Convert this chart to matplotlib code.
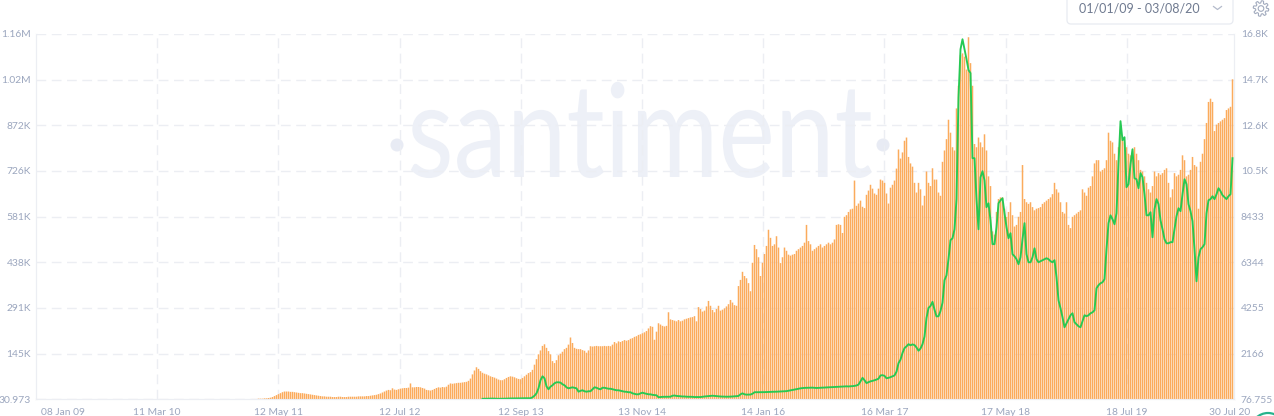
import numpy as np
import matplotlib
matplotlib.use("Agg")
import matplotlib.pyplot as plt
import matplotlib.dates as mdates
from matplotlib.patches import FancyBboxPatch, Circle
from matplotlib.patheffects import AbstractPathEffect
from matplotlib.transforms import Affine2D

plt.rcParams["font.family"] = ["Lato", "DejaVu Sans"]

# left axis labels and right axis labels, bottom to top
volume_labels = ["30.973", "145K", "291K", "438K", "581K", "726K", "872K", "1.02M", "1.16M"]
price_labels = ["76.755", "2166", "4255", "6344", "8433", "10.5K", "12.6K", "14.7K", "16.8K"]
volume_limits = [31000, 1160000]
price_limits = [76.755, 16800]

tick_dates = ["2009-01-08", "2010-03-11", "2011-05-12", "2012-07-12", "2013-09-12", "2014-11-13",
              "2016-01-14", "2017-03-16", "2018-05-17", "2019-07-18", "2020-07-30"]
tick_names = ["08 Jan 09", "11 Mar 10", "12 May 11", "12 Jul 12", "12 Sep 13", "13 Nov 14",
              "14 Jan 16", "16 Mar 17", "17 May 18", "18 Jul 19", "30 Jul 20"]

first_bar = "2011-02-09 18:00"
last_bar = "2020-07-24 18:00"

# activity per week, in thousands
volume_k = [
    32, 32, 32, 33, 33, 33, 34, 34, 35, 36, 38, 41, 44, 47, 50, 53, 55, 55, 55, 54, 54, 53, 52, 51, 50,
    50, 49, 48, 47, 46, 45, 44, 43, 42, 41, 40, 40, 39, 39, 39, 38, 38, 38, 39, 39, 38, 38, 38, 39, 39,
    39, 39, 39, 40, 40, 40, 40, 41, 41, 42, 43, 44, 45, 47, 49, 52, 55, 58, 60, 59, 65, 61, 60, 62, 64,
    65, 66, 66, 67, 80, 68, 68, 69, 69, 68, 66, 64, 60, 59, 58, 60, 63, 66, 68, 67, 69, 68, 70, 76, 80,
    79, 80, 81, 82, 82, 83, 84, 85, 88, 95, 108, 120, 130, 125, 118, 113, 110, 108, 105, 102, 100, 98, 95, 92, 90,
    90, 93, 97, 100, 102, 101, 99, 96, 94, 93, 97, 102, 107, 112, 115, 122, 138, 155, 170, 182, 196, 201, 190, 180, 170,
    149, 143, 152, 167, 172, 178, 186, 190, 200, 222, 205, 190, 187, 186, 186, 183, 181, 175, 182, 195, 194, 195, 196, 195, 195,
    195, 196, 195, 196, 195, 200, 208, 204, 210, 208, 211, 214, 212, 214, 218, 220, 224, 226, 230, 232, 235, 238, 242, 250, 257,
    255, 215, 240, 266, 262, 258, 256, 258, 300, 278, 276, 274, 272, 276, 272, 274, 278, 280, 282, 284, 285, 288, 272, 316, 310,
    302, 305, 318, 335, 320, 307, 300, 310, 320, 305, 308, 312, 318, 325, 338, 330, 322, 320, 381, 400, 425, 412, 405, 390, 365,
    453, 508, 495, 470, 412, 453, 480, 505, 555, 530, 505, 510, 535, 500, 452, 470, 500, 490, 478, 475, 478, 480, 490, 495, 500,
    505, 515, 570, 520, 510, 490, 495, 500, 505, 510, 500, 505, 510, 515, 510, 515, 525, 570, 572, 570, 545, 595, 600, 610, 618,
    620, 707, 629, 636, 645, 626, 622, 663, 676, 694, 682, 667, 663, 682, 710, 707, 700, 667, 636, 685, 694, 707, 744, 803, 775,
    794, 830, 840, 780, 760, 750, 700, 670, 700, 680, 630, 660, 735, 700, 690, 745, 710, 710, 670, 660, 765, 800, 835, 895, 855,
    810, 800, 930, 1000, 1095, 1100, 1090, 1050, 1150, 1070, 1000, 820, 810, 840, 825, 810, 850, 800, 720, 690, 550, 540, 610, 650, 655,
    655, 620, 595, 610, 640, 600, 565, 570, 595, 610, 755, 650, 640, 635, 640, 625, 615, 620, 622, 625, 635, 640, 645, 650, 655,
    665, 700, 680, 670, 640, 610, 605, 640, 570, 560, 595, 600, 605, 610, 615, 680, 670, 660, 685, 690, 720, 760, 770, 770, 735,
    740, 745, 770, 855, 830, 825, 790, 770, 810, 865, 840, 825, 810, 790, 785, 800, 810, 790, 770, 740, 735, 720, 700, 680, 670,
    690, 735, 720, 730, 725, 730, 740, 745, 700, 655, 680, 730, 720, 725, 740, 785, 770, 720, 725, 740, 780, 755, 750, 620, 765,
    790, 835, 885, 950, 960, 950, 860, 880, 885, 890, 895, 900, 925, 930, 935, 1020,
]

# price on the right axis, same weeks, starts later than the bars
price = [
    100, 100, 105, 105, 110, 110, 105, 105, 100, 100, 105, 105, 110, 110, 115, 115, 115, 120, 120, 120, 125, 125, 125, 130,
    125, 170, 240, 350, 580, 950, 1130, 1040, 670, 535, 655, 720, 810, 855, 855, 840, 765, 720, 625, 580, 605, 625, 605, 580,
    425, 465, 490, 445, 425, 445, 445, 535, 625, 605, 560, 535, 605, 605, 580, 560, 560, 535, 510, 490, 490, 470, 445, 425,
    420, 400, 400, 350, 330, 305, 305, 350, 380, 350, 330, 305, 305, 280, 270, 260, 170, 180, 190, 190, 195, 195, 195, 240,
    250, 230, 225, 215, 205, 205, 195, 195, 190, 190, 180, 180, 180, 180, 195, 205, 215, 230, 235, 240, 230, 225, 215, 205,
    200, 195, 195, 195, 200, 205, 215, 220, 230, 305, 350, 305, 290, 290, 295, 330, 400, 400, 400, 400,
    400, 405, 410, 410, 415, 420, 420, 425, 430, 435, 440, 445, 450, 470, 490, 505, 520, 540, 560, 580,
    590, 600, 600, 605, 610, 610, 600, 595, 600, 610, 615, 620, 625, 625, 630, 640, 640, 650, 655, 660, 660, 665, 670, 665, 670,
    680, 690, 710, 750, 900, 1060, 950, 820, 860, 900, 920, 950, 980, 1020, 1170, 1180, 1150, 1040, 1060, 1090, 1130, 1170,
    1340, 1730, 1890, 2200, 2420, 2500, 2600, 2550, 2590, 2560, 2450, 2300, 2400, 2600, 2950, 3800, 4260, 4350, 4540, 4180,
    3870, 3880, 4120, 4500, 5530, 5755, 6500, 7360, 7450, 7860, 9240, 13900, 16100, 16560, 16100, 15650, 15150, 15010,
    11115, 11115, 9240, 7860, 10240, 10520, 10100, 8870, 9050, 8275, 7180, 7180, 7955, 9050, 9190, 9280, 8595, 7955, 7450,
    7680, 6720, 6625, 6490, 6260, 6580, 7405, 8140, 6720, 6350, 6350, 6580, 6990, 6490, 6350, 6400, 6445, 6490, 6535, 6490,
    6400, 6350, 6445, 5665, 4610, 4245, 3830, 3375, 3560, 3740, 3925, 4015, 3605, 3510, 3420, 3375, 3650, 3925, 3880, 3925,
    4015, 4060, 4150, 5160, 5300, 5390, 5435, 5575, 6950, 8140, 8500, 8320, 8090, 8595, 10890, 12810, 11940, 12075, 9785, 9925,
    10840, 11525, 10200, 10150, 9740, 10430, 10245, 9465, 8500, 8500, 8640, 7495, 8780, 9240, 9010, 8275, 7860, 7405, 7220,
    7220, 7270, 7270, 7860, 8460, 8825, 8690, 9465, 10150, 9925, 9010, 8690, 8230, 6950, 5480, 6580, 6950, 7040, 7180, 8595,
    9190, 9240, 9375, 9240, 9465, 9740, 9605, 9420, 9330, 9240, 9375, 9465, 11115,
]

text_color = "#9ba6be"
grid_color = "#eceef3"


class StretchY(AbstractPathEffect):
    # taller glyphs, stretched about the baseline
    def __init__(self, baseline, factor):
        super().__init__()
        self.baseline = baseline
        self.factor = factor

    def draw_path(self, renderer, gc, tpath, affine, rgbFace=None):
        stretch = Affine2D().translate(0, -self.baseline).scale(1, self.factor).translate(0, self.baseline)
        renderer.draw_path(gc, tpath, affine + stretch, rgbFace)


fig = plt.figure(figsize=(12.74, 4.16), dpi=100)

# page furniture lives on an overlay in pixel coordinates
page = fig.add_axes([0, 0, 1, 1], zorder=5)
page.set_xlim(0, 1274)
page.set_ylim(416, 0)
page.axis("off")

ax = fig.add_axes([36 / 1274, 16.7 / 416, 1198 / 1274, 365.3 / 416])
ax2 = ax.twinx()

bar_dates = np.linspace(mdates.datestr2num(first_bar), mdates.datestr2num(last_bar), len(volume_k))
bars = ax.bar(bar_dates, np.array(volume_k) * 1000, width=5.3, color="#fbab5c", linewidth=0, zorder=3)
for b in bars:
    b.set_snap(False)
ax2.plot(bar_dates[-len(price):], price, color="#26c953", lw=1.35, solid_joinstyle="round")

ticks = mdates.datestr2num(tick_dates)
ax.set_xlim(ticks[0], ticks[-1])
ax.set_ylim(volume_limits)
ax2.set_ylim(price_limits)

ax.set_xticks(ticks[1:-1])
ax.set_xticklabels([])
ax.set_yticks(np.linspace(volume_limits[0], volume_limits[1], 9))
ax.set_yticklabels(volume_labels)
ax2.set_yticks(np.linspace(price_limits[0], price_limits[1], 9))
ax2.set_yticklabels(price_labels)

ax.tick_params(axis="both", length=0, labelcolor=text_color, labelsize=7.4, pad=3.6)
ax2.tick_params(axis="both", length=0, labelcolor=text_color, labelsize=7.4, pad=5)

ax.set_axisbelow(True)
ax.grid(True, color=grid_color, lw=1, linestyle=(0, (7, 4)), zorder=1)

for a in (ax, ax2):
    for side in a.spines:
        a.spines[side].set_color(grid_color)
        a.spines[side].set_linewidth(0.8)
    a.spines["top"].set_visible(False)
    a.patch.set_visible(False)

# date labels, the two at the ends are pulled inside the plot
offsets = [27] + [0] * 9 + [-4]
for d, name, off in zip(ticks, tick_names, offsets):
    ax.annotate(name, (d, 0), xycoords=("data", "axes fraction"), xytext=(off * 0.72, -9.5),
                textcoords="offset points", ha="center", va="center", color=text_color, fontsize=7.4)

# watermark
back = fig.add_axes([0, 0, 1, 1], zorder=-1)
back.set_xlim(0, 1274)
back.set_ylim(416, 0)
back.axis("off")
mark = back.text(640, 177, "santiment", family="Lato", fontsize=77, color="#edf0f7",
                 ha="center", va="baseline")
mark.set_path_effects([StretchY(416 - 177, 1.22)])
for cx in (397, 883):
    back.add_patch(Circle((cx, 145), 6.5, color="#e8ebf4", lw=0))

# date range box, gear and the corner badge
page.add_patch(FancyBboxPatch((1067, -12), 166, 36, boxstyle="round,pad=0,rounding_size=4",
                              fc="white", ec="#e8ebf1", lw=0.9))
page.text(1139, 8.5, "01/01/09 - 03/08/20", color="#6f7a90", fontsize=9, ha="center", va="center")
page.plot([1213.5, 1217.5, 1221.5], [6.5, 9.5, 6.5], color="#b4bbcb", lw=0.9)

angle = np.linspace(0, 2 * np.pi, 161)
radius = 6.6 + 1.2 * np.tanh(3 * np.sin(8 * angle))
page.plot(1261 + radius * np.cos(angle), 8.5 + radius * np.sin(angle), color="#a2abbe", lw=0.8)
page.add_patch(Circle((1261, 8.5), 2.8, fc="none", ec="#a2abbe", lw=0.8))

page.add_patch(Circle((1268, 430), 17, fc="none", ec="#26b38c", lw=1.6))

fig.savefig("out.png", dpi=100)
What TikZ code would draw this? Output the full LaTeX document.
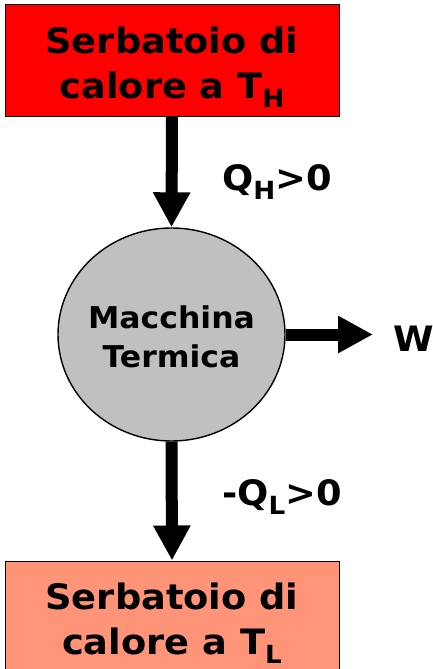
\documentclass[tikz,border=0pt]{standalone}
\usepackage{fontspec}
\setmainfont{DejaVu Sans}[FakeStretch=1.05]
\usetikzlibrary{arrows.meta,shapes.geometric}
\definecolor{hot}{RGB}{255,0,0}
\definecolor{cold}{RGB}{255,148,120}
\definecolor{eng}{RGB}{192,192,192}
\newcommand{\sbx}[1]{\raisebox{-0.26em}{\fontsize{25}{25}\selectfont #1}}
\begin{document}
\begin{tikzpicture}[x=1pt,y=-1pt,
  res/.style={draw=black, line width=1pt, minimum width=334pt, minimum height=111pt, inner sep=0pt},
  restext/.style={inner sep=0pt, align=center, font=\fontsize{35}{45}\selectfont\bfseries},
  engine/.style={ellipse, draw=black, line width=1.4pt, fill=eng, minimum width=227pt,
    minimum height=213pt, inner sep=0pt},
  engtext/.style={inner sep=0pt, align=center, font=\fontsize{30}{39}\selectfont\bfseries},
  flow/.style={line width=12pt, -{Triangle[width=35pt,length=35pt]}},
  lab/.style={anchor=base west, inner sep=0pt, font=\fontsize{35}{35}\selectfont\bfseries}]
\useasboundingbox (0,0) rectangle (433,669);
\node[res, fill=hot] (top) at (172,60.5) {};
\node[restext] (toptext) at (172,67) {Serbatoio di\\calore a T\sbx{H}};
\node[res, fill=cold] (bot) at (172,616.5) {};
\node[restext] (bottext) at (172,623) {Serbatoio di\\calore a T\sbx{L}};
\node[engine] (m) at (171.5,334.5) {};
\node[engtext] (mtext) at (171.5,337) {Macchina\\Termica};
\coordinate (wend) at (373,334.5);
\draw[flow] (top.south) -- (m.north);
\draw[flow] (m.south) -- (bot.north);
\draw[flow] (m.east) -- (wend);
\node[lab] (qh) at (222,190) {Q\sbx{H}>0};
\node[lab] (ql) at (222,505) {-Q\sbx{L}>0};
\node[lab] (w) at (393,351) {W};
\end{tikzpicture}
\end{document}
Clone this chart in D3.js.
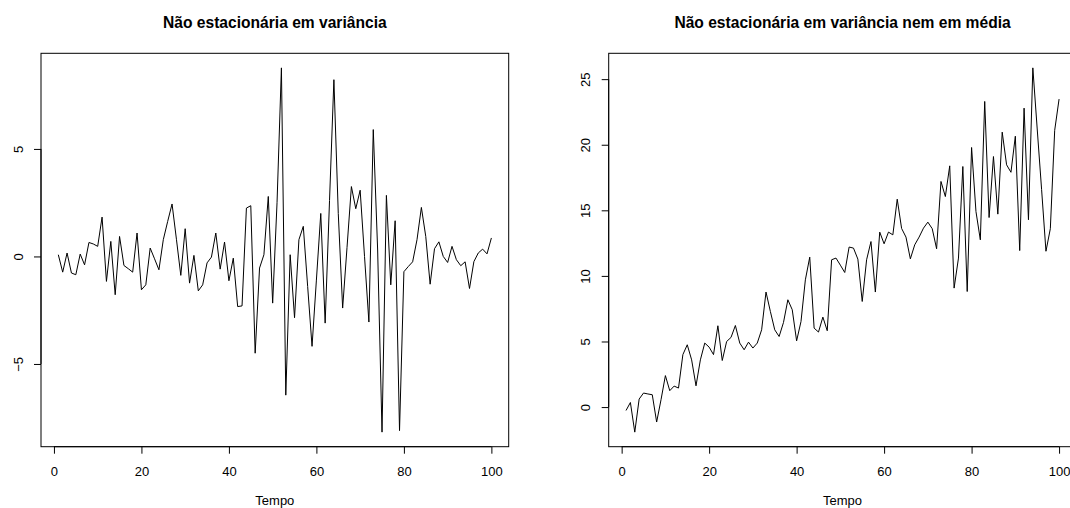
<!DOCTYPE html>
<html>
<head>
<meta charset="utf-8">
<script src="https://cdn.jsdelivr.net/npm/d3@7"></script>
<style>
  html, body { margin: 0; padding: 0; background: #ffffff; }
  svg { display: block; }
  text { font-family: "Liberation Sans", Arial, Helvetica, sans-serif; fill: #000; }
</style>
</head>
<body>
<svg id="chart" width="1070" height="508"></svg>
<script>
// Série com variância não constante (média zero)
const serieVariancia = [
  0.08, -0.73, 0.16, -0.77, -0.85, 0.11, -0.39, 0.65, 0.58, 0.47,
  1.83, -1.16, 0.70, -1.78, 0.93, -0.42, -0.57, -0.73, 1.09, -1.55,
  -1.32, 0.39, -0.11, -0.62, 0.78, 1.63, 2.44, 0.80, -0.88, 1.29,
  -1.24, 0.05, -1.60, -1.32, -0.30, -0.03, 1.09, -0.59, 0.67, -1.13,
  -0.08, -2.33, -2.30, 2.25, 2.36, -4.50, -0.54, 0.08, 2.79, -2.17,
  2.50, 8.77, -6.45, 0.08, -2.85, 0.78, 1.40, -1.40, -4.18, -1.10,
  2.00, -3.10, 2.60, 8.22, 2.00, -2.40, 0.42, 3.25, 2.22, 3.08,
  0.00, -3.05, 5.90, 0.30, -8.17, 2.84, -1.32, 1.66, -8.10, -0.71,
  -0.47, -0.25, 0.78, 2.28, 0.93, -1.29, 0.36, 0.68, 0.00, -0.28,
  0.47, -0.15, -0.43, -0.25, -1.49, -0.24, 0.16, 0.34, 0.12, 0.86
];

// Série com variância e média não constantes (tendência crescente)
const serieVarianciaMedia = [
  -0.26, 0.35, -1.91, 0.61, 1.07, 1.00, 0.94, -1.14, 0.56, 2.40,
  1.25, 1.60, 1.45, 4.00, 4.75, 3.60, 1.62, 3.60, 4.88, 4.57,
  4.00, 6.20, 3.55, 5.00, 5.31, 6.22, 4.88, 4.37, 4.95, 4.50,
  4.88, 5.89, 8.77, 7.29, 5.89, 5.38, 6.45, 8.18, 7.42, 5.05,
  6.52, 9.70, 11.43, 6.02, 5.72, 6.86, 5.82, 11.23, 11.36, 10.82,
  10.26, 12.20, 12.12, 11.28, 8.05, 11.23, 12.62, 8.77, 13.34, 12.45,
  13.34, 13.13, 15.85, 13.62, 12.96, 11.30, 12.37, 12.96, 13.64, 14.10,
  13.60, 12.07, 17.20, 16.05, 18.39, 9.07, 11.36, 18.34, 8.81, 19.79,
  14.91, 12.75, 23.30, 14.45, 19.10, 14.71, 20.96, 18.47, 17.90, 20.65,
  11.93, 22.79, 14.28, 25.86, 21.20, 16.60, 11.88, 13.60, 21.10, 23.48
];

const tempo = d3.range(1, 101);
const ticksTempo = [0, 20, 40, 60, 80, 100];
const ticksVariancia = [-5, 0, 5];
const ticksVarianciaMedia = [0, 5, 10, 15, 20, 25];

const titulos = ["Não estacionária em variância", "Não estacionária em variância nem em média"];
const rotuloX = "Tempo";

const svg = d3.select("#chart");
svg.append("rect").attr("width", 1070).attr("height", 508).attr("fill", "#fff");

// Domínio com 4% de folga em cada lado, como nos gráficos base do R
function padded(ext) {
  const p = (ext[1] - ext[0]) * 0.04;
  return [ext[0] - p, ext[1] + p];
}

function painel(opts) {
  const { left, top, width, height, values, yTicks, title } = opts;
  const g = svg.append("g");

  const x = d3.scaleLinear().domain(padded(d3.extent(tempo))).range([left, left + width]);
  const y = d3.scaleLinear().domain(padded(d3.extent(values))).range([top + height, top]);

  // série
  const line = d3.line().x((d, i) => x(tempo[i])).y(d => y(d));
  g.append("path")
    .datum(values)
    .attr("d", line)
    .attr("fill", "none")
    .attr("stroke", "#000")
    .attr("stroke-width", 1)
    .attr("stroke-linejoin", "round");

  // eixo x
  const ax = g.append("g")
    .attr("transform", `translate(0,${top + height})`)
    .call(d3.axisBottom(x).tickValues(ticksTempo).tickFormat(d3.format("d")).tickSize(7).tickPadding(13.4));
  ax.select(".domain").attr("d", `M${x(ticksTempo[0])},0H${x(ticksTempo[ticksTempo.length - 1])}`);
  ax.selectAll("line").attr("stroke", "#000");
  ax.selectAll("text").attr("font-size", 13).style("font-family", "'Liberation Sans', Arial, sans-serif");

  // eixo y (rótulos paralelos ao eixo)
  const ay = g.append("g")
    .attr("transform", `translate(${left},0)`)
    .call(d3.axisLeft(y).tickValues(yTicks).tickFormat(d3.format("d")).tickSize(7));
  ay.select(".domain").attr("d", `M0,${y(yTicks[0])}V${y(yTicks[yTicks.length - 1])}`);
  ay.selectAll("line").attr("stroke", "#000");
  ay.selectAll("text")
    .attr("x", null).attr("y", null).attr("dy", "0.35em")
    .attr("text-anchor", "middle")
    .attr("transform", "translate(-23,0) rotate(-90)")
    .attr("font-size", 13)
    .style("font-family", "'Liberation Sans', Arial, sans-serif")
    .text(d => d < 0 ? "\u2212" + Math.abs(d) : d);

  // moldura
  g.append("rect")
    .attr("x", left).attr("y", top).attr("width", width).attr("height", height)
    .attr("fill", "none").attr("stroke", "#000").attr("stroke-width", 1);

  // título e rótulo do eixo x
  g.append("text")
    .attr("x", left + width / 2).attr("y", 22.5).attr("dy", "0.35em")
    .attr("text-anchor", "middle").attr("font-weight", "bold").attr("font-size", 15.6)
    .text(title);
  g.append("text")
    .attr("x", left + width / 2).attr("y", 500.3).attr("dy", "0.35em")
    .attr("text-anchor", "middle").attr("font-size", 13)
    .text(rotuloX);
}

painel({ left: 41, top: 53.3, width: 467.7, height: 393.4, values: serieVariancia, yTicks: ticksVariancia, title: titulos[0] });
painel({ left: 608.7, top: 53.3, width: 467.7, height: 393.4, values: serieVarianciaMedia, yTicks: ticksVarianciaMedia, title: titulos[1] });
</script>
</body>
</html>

+-------+

• Problem statement: Leave out the pictures, then repeat the listing above exactly from its first line to the line with "price_limits = [76.755, 16800]", inclusive.

• Answer:
Convert this chart to matplotlib code.
import numpy as np
import matplotlib
matplotlib.use("Agg")
import matplotlib.pyplot as plt
import matplotlib.dates as mdates
from matplotlib.patches import FancyBboxPatch, Circle
from matplotlib.patheffects import AbstractPathEffect
from matplotlib.transforms import Affine2D

plt.rcParams["font.family"] = ["Lato", "DejaVu Sans"]

# left axis labels and right axis labels, bottom to top
volume_labels = ["30.973", "145K", "291K", "438K", "581K", "726K", "872K", "1.02M", "1.16M"]
price_labels = ["76.755", "2166", "4255", "6344", "8433", "10.5K", "12.6K", "14.7K", "16.8K"]
volume_limits = [31000, 1160000]
price_limits = [76.755, 16800]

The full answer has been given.